--- Instruction ---
Omit all pictures, then retype the data exactly as given.

━━━━━ Source material

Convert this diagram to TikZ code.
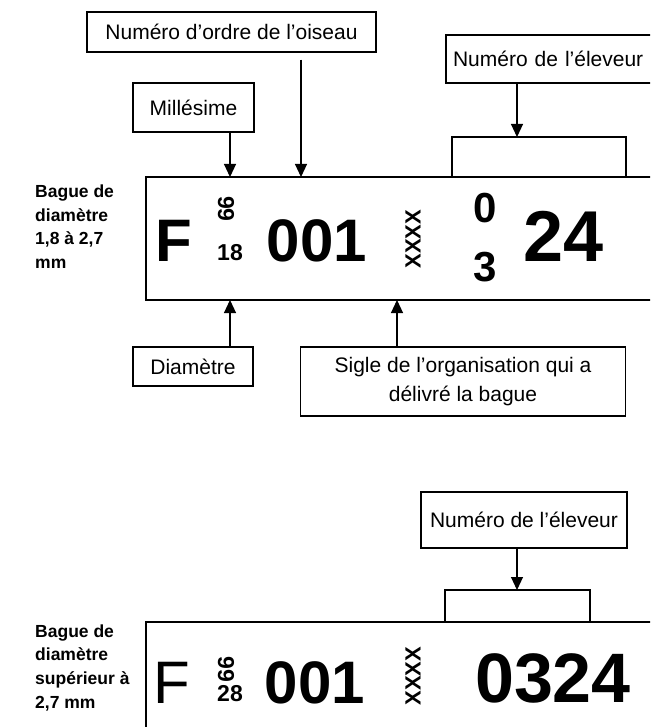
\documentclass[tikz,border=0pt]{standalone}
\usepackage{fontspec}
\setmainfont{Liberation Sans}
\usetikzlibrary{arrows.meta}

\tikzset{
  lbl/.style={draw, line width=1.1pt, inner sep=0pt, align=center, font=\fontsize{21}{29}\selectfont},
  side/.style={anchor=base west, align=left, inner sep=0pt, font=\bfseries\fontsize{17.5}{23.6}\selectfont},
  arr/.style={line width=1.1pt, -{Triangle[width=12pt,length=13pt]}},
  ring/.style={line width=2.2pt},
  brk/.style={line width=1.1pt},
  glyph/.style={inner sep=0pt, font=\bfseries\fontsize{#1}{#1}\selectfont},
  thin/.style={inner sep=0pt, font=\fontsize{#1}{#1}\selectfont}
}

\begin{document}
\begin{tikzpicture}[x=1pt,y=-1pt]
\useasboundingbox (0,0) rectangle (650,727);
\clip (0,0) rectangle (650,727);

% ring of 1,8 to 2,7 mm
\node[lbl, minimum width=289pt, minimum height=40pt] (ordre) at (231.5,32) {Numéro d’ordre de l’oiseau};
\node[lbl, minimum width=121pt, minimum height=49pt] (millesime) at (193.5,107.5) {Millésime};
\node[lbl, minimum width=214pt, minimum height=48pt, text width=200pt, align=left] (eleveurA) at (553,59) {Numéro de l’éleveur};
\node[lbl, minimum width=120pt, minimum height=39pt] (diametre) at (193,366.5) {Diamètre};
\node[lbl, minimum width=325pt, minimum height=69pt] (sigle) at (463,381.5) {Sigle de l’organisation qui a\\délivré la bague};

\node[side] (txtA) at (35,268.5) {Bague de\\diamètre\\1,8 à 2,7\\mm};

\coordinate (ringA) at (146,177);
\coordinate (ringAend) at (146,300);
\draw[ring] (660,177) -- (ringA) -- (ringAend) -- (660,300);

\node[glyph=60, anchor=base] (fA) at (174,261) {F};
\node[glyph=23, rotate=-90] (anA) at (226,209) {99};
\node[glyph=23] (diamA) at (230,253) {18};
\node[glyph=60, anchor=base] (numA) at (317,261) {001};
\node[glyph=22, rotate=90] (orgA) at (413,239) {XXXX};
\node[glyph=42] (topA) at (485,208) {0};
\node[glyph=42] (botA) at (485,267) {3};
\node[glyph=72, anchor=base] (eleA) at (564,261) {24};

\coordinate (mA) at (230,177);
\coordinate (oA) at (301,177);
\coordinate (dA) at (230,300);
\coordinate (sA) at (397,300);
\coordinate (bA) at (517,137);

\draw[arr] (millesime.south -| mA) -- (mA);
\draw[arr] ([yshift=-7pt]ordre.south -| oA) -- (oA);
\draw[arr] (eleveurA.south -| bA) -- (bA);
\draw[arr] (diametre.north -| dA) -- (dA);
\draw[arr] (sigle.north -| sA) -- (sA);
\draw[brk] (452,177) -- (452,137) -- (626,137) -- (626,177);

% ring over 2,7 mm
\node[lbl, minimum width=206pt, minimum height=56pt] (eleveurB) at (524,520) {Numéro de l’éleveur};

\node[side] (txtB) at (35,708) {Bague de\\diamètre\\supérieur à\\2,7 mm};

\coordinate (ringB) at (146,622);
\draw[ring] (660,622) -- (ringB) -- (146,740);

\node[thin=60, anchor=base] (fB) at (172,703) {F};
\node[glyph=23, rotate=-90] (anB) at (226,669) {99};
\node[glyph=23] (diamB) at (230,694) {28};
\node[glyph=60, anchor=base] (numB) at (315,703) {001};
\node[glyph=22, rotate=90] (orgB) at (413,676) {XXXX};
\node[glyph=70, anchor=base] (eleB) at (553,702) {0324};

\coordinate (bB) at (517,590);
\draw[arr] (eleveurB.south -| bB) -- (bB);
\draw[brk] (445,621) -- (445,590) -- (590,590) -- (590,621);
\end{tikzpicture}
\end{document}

━━━━━━━━━━

--- The output ---
Convert this diagram to TikZ code.
\documentclass[tikz,border=0pt]{standalone}
\usepackage{fontspec}
\setmainfont{Liberation Sans}
\usetikzlibrary{arrows.meta}

\tikzset{
  lbl/.style={draw, line width=1.1pt, inner sep=0pt, align=center, font=\fontsize{21}{29}\selectfont},
  side/.style={anchor=base west, align=left, inner sep=0pt, font=\bfseries\fontsize{17.5}{23.6}\selectfont},
  arr/.style={line width=1.1pt, -{Triangle[width=12pt,length=13pt]}},
  ring/.style={line width=2.2pt},
  brk/.style={line width=1.1pt},
  glyph/.style={inner sep=0pt, font=\bfseries\fontsize{#1}{#1}\selectfont},
  thin/.style={inner sep=0pt, font=\fontsize{#1}{#1}\selectfont}
}

\begin{document}
\begin{tikzpicture}[x=1pt,y=-1pt]
\useasboundingbox (0,0) rectangle (650,727);
\clip (0,0) rectangle (650,727);

% ring of 1,8 to 2,7 mm
\node[lbl, minimum width=289pt, minimum height=40pt] (ordre) at (231.5,32) {Numéro d’ordre de l’oiseau};
\node[lbl, minimum width=121pt, minimum height=49pt] (millesime) at (193.5,107.5) {Millésime};
\node[lbl, minimum width=214pt, minimum height=48pt, text width=200pt, align=left] (eleveurA) at (553,59) {Numéro de l’éleveur};
\node[lbl, minimum width=120pt, minimum height=39pt] (diametre) at (193,366.5) {Diamètre};
\node[lbl, minimum width=325pt, minimum height=69pt] (sigle) at (463,381.5) {Sigle de l’organisation qui a\\délivré la bague};

\node[side] (txtA) at (35,268.5) {Bague de\\diamètre\\1,8 à 2,7\\mm};

\coordinate (ringA) at (146,177);
\coordinate (ringAend) at (146,300);
\draw[ring] (660,177) -- (ringA) -- (ringAend) -- (660,300);

\node[glyph=60, anchor=base] (fA) at (174,261) {F};
\node[glyph=23, rotate=-90] (anA) at (226,209) {99};
\node[glyph=23] (diamA) at (230,253) {18};
\node[glyph=60, anchor=base] (numA) at (317,261) {001};
\node[glyph=22, rotate=90] (orgA) at (413,239) {XXXX};
\node[glyph=42] (topA) at (485,208) {0};
\node[glyph=42] (botA) at (485,267) {3};
\node[glyph=72, anchor=base] (eleA) at (564,261) {24};

\coordinate (mA) at (230,177);
\coordinate (oA) at (301,177);
\coordinate (dA) at (230,300);
\coordinate (sA) at (397,300);
\coordinate (bA) at (517,137);

\draw[arr] (millesime.south -| mA) -- (mA);
\draw[arr] ([yshift=-7pt]ordre.south -| oA) -- (oA);
\draw[arr] (eleveurA.south -| bA) -- (bA);
\draw[arr] (diametre.north -| dA) -- (dA);
\draw[arr] (sigle.north -| sA) -- (sA);
\draw[brk] (452,177) -- (452,137) -- (626,137) -- (626,177);

% ring over 2,7 mm
\node[lbl, minimum width=206pt, minimum height=56pt] (eleveurB) at (524,520) {Numéro de l’éleveur};

\node[side] (txtB) at (35,708) {Bague de\\diamètre\\supérieur à\\2,7 mm};

\coordinate (ringB) at (146,622);
\draw[ring] (660,622) -- (ringB) -- (146,740);

\node[thin=60, anchor=base] (fB) at (172,703) {F};
\node[glyph=23, rotate=-90] (anB) at (226,669) {99};
\node[glyph=23] (diamB) at (230,694) {28};
\node[glyph=60, anchor=base] (numB) at (315,703) {001};
\node[glyph=22, rotate=90] (orgB) at (413,676) {XXXX};
\node[glyph=70, anchor=base] (eleB) at (553,702) {0324};

\coordinate (bB) at (517,590);
\draw[arr] (eleveurB.south -| bB) -- (bB);
\draw[brk] (445,621) -- (445,590) -- (590,590) -- (590,621);
\end{tikzpicture}
\end{document}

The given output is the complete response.